Let $\alpha >0$ and $\varepsilon > 0$. Then $\sum_{n = 0}^{ + \infty} \frac{1}{(1 + |n^2 + n - \alpha |) (1 + n + n^2)^{\varepsilon}} < C < + \infty $ ? where $C $ does not depends on $\alpha$ ? It seems that traditional methods from calculus are not directly applicable.
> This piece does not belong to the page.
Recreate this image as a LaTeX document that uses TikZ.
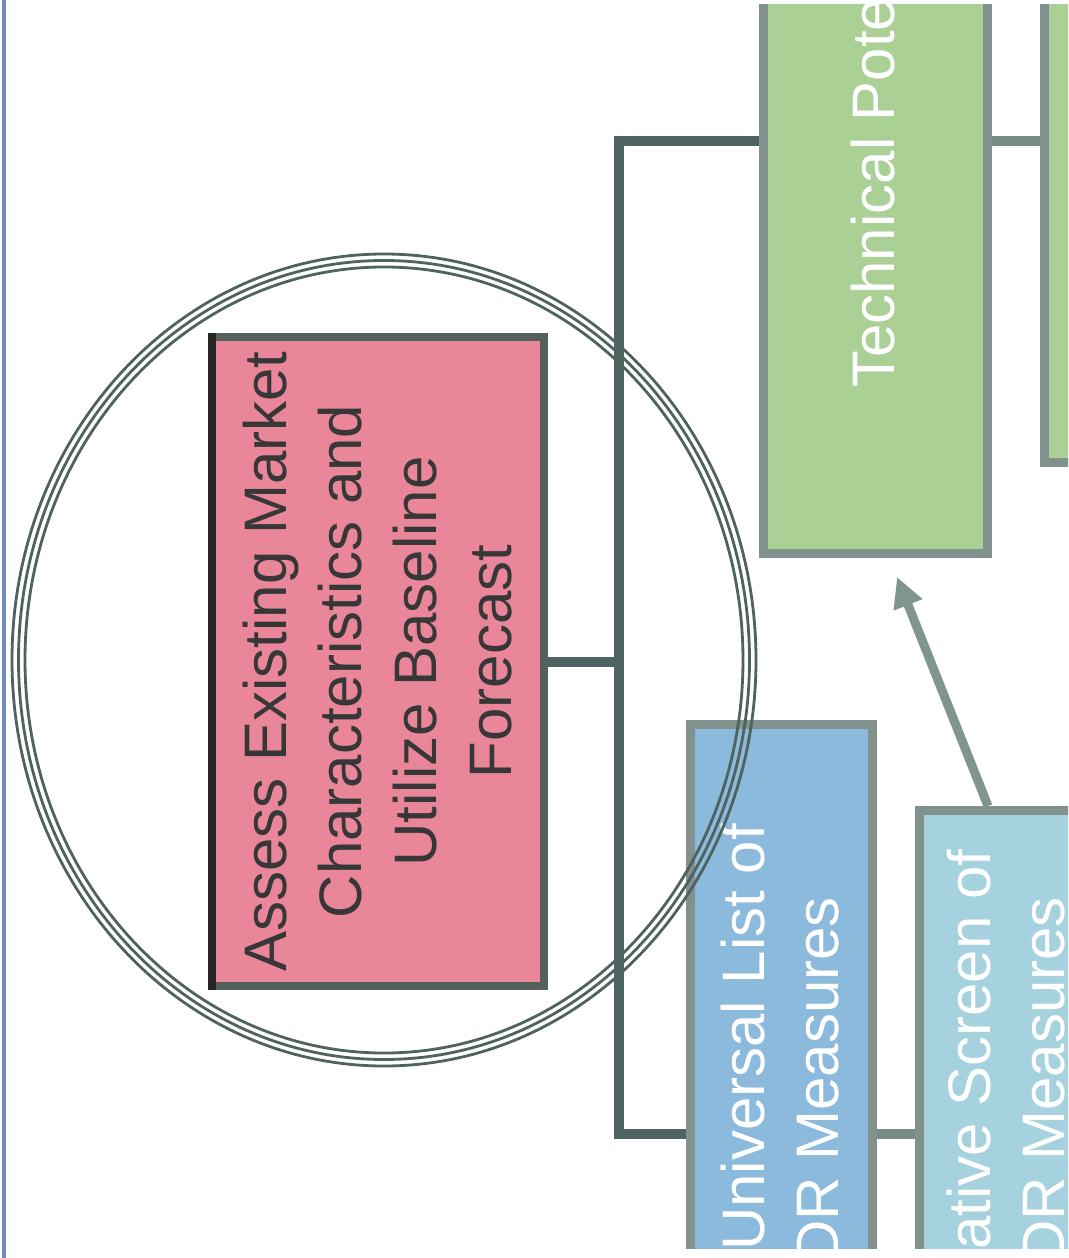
\documentclass[tikz,border=0pt]{standalone}
\usepackage{fontspec}
\setmainfont{Liberation Sans}
\usetikzlibrary{arrows.meta}
\definecolor{framebl}{RGB}{110,140,190}
\definecolor{pinkfill}{RGB}{234,134,154}
\definecolor{pinkedge}{RGB}{84,96,90}
\definecolor{greenfill}{RGB}{170,208,150}
\definecolor{bluefill}{RGB}{140,186,220}
\definecolor{lightfill}{RGB}{165,210,222}
\definecolor{boxedge}{RGB}{128,145,142}
\definecolor{connc}{RGB}{78,100,98}
\definecolor{connlight}{RGB}{120,140,136}
\definecolor{ringc}{RGB}{78,98,94}
\definecolor{arrowc}{RGB}{128,150,140}
\definecolor{inkc}{RGB}{55,55,55}

\begin{document}
\begin{tikzpicture}[x=1pt,y=-1pt,
  box/.style={draw=boxedge, line width=9pt, rectangle, inner sep=0pt, anchor=north west},
  conn/.style={draw=connc, line width=10pt, line join=miter},
  connb/.style={draw=connlight, line width=10pt},
  lbl/.style={rotate=90, anchor=base west, inner sep=0pt, text=white,
              font=\fontsize{60}{74}\selectfont},
  ring/.style={draw=ringc, line width=2.8pt},
  arr/.style={draw=arrowc, line width=9pt, -{Triangle[length=30pt,width=29pt]}},
]
\useasboundingbox (0,0) rectangle (1068,1258);
% page frame rule
\draw[framebl, line width=3.5pt] (4,0) -- (4,1258);

\begin{scope}
\clip (0,4) rectangle (1068,1248);

% process boxes
\node[box, fill=greenfill, minimum width=224pt, minimum height=613pt] (tech) at (759,-64) {};
\node[box, fill=greenfill, minimum width=200pt, minimum height=522pt] (tech2) at (1040,-64) {};
\node[box, fill=bluefill, minimum width=182pt, minimum height=600pt] (univ) at (686,720) {};
\node[box, fill=lightfill, minimum width=250pt, minimum height=600pt] (qual) at (915,806) {};

\node[rotate=90, draw=pinkedge, line width=8pt, fill=pinkfill,
      minimum width=649pt, minimum height=332pt, inner sep=0pt,
      align=center, text=inkc, font=\fontsize{60}{75}\selectfont]
  (pink) at (378,661.5)
  {Assess Existing Market\\Characteristics and\\Utilize Baseline\\Forecast};
\draw[draw=black!85, line width=8pt] (212,333) -- (212,990);

% box labels
\node[lbl] (techtxt) at (894,388) {Technical Pote};
\node[lbl] (univtxt) at (764,1251) {Universal List of};
\node[lbl] (univtxtb) at (838,1264) {DR Measures};
\node[lbl] (qualtxt) at (990,1250) {ative Screen of};
\node[lbl] (qualtxtb) at (1064,1264) {DR Measures};

% connectors
\coordinate (jt) at (619,141);
\coordinate (jb) at (619,1134);
\draw[conn] (jt -| tech.west) -- (jt) -- (jb) -- (jb -| univ.west);
\draw[conn] (pink.south) -- (pink.south -| jt);
\draw[connb] (jb -| univ.east) -- (jb -| qual.west);
\draw[connb] (jt -| tech.east) -- (jt -| tech2.west);

\coordinate (tip) at (897,577);
\draw[arr] ([xshift=73pt]qual.north west) -- (tip);

% triple ring around the first step
\draw[ring] (384,660) ellipse [x radius=372pt, y radius=406pt];
\draw[ring] (384,660) ellipse [x radius=365.5pt, y radius=399.5pt];
\draw[ring] (384,660) ellipse [x radius=359pt, y radius=393pt];
\end{scope}
\end{tikzpicture}
\end{document}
This problem is related to the nonlinear Schrödinger equation on compact manifolds.

Answer 1

It suffices to start the summation at $n=1.$ Fix $\alpha >0$ and let $q(x) =x^2 + x -\alpha.$ It is enough to consider

$$\tag 1 \sum_{n=1}^{\infty}\frac{1}{(1+|q(n)|)n^\epsilon}.$$

The unique positive root $r$ of $q$ is $r=(-1 +\sqrt {4\alpha +1})/2.$ We have $q(x) <0$ for $0\le x <r$ and $q(x) >0$ for $x>r.$ Let $n_0\in \{0,1,2,\dots \}$ be the unique integer such that $r\in (n_0,n_0+1].$

We first consider the summation over $n\ge n_0+1.$ This equals

$$\tag 2 \sum_{n=n_0+1}^{\infty}\frac{1}{(1+|q(n)|)n^\epsilon} = \sum_{n=n_0+1}^{\infty}\frac{1}{(1+q(n))n^\epsilon}$$ $$ = \sum_{n=n_0+1}^{\infty}\frac{1}{(1+q(n)-q(r))n^\epsilon}.$$

By the MVT, $q(n)-q(r)=q'(c)(n-r)\ge 1\cdot (n-(n_0+1)).$ Thus the sum in $(2)$ is no more than

$$\sum_{n=n_0+1}^{\infty}\frac{1}{(n-n_0)n^\epsilon}.$$

Letting $n=n_0+k,$ we see the last sum equals

$$ \sum_{k=1}^{\infty}\frac{1}{k(n_0+k)^\epsilon}\le \sum_{k=1}^{\infty}\frac{1}{k\cdot k^\epsilon}<\infty.$$

For the sum over $n\le n_0,$ we can assume $r\ge 1.$ If not, then for all $n\ge 1,$ $q(n)>r$ and the proof above applies.

For $n<r,$

$$1+|q(n)| = 1-q(n)= 1-(q(n)-q(r))$$ $$=1-q'(c)(n-r)=1+q'(c)(r-n)\ge 1+n_0-n.$$

Thus

$$\sum_{n=1}^{n_0} \frac{1}{(1+|q(n)|)n^\epsilon}\le \sum_{n=1}^{n_0} \frac{1}{(1+n_0-n)n^\epsilon}.$$

I'll be brief here. Break the last sum into two sums, the first over $1\le n <n_0/2,$ the second over $n_0/2\le n\le n_0.$ The first sum is on the order of $1/n_0^\epsilon.$ The second sum is on the order of $(\ln n_0)/n_0^\epsilon.$ Both of these expressions are bounded independent of $n_0.$

Putting this all together, we've shown $(1)$ is bounded independent of $r,$ which is the same as saying $(1)$ is bounded independent of $\alpha.$